Modelling and application of fuzzy adaptive minimum spanning tree in tourism agglomeration area division
- Publication Type:
- Journal Article
- Knowledge-Based Systems, 2018, 143 pp. 317 - 326
- Issue Date:
© 2017 Elsevier B.V. Tourism agglomeration area division plays an increasingly important role in government's policy making on planning and development of tourism industry nowadays. With the development of ICT technologies, tourism “big data” such as geographic data, tourist attractions evaluation data, tourist service data and related traffic information, becomes available to access, which provides great opportunities to develop intelligent tourism decision support systems (TDSS) for related government policy making. To effectively divide tourism agglomeration areas to support tourism-planning decision, by use of the “big data” resources, a fuzzy adaptive minimum spanning tree (F-AMST) model, which integrates adaptive minimum spanning tree (AMST) method and fuzzy level evaluation method, is proposed in this study. The F-AMST model consists of three parts: F-MST generation, F-MST splitting, and clustering solution evaluation and adjustment. The proposed model is then applied to cluster 142 A-level scenic spots in mountain areas of Hebei province, China, and the optimal tourism clustering solution with seven tourism agglomeration areas is finally obtained.

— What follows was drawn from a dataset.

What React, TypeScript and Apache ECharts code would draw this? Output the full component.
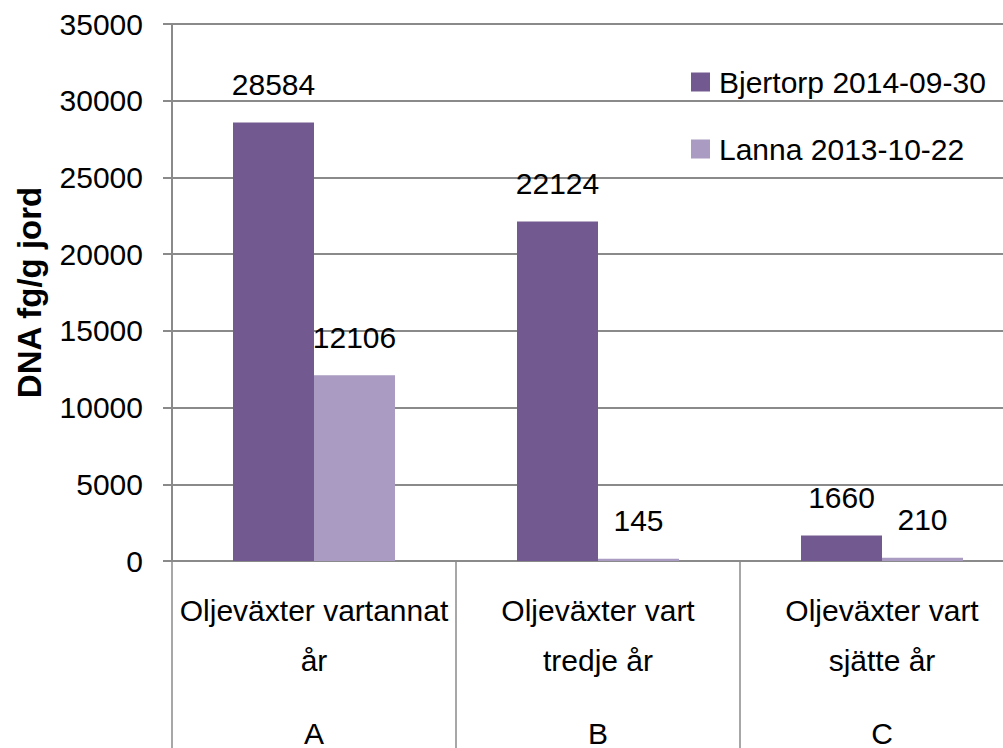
import React, { useEffect, useRef } from "react";
import * as echarts from "echarts";

const categories = ["Oljeväxter vartannat\når", "Oljeväxter vart\ntredje år", "Oljeväxter vart\nsjätte år"];
const groupLetters = ["A", "B", "C"];
const seriesNames = ["Bjertorp 2014-09-30", "Lanna 2013-10-22"];
const bjertorp = [28584, 22124, 1660];
const lanna = [12106, 145, 210];
const yTicks = { min: 0, max: 35000, interval: 5000 };

const FONT = "'Liberation Sans', Arial, sans-serif";
const GRID_COLOR = "#8a8a8a";

export default function App() {
  const ref = useRef<HTMLDivElement>(null);
  useEffect(() => {
    if (!ref.current) return;
    const chart = echarts.init(ref.current, undefined, { renderer: "svg" });
    const labelStyle = {
      show: true,
      position: "top",
      distance: 23,
      color: "#000",
      fontSize: 30,
      fontFamily: FONT,
    };
    chart.setOption({
      animation: false,
      backgroundColor: "#fff",
      textStyle: { fontFamily: FONT },
      grid: { left: 172, top: 24, right: 0, bottom: 187, containLabel: false },
      legend: {
        orient: "vertical",
        left: 686,
        top: 62,
        itemWidth: 19,
        itemHeight: 19,
        itemGap: 37,
        icon: "rect",
        data: seriesNames,
        textStyle: { fontSize: 30, color: "#000", fontFamily: FONT, lineHeight: 30, padding: [0, 0, 0, 4] },
      },
      xAxis: [
        {
          type: "category",
          data: categories,
          position: "bottom",
          axisLine: { show: true, lineStyle: { color: GRID_COLOR, width: 2 } },
          axisTick: { show: true, length: 190, interval: 0, lineStyle: { color: GRID_COLOR, width: 1.5 } },
          axisLabel: {
            interval: 0,
            margin: 24,
            fontSize: 30,
            lineHeight: 50,
            color: "#000",
            fontFamily: FONT,
          },
        },
        {
          type: "category",
          data: groupLetters,
          position: "bottom",
          axisLine: { show: false },
          axisTick: { show: false },
          axisLabel: { interval: 0, margin: 157, fontSize: 30, lineHeight: 30, color: "#000", fontFamily: FONT },
        },
      ],
      yAxis: {
        type: "value",
        min: yTicks.min,
        max: yTicks.max,
        interval: yTicks.interval,
        name: "DNA fg/g jord",
        nameLocation: "middle",
        nameRotate: 90,
        nameGap: 126,
        nameTextStyle: { fontSize: 33, fontWeight: "bold", color: "#000", fontFamily: FONT },
        axisLine: { show: true, lineStyle: { color: GRID_COLOR, width: 2 } },
        axisTick: { show: true, length: 9, lineStyle: { color: GRID_COLOR, width: 2 } },
        splitLine: { show: true, lineStyle: { color: GRID_COLOR, width: 2 } },
        axisLabel: {
          margin: 29,
          fontSize: 30,
          color: "#000",
          fontFamily: FONT,
          formatter: (v: number) => String(v),
        },
      },
      series: [
        {
          name: seriesNames[0],
          type: "bar",
          data: bjertorp,
          barWidth: 81,
          barGap: "0%",
          itemStyle: { color: "#725a90" },
          label: labelStyle,
        },
        {
          name: seriesNames[1],
          type: "bar",
          data: lanna,
          barWidth: 81,
          barGap: "0%",
          itemStyle: { color: "#a99bc1" },
          label: labelStyle,
        },
      ],
    });
    return () => chart.dispose();
  }, []);
  return (
    <div
      style={{
        position: "absolute",
        left: 0,
        top: 0,
        width: 1003,
        height: 748,
        overflow: "hidden",
        background: "#fff",
      }}
    >
      <div ref={ref} style={{ width: 1024, height: 748 }} />
    </div>
  );
}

The result is then analysed from the following aspects: the spatial agglomeration degree of each tourism agglomeration area is analysed by use of the fuzzy dense degree based on F-AMST model; the spatial distribution type of scenic spot nodes within each agglomeration area is analysed by using the nearest neighbour index R with consideration of spatial distance factors; the scenic spot node level system of each agglomeration area is analysed by use of the node level perfection index Z considering the scenic spot node level factor; the influences of the two factors, the spatial distance and the scenic spot node level, to the agglomeration degree are then analysed by use of the correlation between R and fuzzy dense degree and that between Z and fuzzy dense degree respectively. The findings are carefully described in this paper and the results can directly support government's decision making in tourism resources planning and construction of tourism agglomeration areas so as to improve the regional tourism competitiveness.